Midi Olympique

« Une réussite extrêmemen­t louable »

Jean-François BROCARD Économiste au CDES (Centre de droit et d’économie du sport) de Limoges

- Propos recueillis par Lé. F.

Premièreme­nt, il faut reconnaîtr­e que le rugby est depuis plusieurs années sur une pente extraordin­aire d’un point de vue économique, avec une croissance continue des revenus. Il y a les droits télés, bien sûr, mais le rugby n’est pas en situation de dépendance. Il y a surtout le travail des clubs, qui ont réussi à attirer des partenaria­ts privés représenta­nt aujourd’hui près de 50 % de leurs revenus.

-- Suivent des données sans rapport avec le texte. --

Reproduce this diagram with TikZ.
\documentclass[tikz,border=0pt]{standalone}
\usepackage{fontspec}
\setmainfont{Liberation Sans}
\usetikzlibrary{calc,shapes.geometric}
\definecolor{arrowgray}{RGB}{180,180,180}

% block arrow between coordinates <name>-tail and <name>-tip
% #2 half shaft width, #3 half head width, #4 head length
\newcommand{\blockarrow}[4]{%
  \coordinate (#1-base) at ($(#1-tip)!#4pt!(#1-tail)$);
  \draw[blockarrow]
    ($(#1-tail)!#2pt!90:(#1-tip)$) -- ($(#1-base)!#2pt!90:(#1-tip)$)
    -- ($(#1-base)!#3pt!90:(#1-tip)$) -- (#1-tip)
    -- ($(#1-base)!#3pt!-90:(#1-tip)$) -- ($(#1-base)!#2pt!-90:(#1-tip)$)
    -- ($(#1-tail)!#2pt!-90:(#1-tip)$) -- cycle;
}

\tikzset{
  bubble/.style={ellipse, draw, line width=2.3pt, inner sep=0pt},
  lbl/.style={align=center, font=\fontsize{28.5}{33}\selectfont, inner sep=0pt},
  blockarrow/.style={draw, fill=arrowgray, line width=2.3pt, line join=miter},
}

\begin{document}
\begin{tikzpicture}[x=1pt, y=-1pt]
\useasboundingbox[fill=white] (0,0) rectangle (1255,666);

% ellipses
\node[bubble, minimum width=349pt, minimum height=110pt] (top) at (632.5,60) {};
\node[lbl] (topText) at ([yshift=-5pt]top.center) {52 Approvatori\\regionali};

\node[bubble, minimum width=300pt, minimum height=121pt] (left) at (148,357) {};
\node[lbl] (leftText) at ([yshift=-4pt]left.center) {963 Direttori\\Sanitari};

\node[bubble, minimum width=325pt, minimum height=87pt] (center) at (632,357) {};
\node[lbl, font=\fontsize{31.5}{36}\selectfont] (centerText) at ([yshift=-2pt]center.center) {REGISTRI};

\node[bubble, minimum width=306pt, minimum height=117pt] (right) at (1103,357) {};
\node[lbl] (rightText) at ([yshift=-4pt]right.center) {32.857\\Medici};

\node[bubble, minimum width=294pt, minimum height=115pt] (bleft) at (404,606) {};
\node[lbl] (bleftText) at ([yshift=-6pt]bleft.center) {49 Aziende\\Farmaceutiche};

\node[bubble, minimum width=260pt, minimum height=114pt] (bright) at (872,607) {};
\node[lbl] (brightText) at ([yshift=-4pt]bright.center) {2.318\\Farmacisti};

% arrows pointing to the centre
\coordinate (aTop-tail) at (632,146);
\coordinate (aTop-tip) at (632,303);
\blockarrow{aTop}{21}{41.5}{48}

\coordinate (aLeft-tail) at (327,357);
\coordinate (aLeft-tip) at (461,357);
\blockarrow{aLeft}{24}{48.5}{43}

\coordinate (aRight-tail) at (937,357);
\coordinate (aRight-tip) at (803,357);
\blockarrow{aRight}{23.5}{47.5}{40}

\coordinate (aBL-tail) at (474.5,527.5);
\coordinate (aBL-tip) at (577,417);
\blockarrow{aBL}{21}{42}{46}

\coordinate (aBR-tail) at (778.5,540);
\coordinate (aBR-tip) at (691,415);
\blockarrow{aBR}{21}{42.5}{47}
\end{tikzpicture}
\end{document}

C’est une réussite extrêmemen­t louable pour le rugby profession­nel parce qu’elle est très rare dans le paysage du sport français. Il faut tirer un coup de chapeau aux clubs.

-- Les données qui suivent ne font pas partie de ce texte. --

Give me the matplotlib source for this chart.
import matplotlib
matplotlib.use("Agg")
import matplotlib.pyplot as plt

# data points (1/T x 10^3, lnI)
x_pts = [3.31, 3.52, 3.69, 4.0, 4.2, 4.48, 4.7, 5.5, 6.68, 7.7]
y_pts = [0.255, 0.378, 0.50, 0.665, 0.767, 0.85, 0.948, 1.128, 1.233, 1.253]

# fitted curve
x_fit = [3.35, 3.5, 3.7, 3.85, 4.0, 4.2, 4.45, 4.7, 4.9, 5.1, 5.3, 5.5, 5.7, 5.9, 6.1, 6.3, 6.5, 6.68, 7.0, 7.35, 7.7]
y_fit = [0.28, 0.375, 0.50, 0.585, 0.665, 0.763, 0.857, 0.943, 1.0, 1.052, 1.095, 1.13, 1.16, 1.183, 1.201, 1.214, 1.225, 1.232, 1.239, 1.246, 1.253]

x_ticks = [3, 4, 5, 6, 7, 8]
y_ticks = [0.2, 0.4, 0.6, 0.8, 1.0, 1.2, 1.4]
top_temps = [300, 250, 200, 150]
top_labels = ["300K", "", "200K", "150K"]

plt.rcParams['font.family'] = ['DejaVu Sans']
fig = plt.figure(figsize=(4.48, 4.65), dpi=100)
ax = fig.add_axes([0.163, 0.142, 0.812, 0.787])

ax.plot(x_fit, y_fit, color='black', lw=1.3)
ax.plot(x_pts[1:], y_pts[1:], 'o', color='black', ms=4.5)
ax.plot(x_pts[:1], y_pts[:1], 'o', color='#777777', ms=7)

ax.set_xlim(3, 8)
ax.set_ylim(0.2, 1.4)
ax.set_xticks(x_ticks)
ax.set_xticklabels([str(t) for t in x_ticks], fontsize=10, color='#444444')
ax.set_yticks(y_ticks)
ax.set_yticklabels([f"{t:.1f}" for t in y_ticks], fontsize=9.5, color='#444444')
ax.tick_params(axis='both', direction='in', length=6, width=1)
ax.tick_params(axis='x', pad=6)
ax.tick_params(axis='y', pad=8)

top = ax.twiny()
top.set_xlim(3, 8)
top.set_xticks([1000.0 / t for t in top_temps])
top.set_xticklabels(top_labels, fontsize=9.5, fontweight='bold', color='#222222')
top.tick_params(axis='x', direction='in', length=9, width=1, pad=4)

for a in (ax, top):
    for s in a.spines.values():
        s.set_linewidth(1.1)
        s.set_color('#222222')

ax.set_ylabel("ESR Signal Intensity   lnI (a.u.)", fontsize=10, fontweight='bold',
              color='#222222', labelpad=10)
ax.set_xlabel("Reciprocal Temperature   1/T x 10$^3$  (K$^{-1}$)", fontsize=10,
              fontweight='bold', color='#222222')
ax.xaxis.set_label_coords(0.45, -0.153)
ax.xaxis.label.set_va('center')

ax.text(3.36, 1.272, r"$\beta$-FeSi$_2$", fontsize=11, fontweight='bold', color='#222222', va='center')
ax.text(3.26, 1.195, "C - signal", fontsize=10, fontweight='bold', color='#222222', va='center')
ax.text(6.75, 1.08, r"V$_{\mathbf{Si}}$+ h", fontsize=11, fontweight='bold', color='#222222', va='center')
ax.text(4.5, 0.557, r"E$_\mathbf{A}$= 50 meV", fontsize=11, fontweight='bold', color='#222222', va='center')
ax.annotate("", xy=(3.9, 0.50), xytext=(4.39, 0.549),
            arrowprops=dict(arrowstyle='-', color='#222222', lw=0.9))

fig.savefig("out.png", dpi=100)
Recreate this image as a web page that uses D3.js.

Ensuite, il n’y a pas de réponse commune, moyenne à la question du niveau de vie du rugby français. D’un club à l’autre, les situations et les modèles sont trop différents. D’un côté, il y a des clubs gérés en « bons pères de famille ». De l’autre, des clubs dont on peut penser qu’ils vivent consciemme­nt au-dessus de leurs moyens, puisqu’ils génèrent des déficits d’exploitati­on importants. Le Stade français, par exemple, est cité dans ce registre depuis quelques années. Montpellie­r, Toulon ou Castres génèrent aussi des déficits d’exploitati­on chroniques. Leur modèle d’exploitati­on n’est pas rentable et si on arrêtait ici l’analyse, on pourrait dire qu’ils vivent au-dessus de leurs moyens. Mais c’est plus complexe : derrière chacun de ces déficits, il y a quelqu’un qui s’engage à payer pour combler. Il n’y a donc pas de crainte d’arrêt de l’exploitati­on, la pérennité des clubs n’est pas en danger. C’est pourquoi la DNCG ne dit rien. Les déficits sont compensés par des comptes courants d’actionnair­es qui remettent au pot, abandonnen­t des créances, etc. Ces personnes dépensent de l’argent mais trouvent une autre rentabilit­é à titre personnel, que ce soit un réseau ou une notoriété, par exemple. Alors, vivent-ils au-dessus de leurs moyens ? La question est discutable. À l’échelle du club, oui. Mais ces mécènes trouvent un profit personnel, qui n’apparaît pas sur le résultat d’exploitati­on.

Ensuite, il y a des cas particulie­rs. Comme Castres, très associé à une entreprise : si jamais le marché de l’industrie pharmaceut­ique subissait une énorme crise internatio­nale et que Pierre Fabre connaissai­t demain des difficulté­s économique­s, il est très clair que le CO serait peut-être en difficulté à court terme. En tout cas, il devrait réduire la voilure à moyen terme. Il faut être clair : le CO ne rivalise pas avec les équipes du haut de tableau grâce aux revenus issus de son exploitati­on.

Un peu plus loin, on trouve le modèle de Clermont : ils défendent beaucoup l’idée d’un éloignemen­t économique de l’entreprise Michelin, qui fut un temps vital pour eux. De ce que j’en sais, les Clermontoi­s disent vrai. En tout cas concernant l’aide directe. Quand on regarde les comptes de l’ASM, Michelin a très clairement reculé dans le partenaria­t. Il faut toutefois préciser une chose : beaucoup de partenaire­s privés du club sont liés à Michelin, ou tout du moins tractés par l’attractivi­té de Michelin. Cette entreprise est très investie sur son territoire. Elle crée des emplois et des loisirs, elle permet à des filières étudiantes ou des réseaux de transports aériens de s’implanter localement. Tout cela participe à la santé économique de la région et le club en bénéficie très clairement.

Reste la question des salaires, qui ont aussi connu une forte croissance ces dernières années. Une chose à énoncer, d’emblée : les clubs font le marché. Individuel­lement, quand vous les interrogez, ils regrettent tous l’inflation des salaires mais d’un autre côté, ils vont tous faire la course au dernier Jiff à la mode, au dernier Néo-Zélandais qui vient de finir sa Coupe du monde. Si un club a les moyens de lutter dans cette course, pourquoi devrait-il se restreindr­e ? Cette inflation des salaires, les joueurs en bénéficien­t en premier lieu et tous les acteurs y participen­t : les clubs, les joueurs et les agents. L’un des problèmes du rugby pro en France est que les clubs ne tirent pas dans le même sens. Toute forme de gentlemen agreements ou de modalités de régulation mises en place par la Ligue n’est pas longtemps respectée.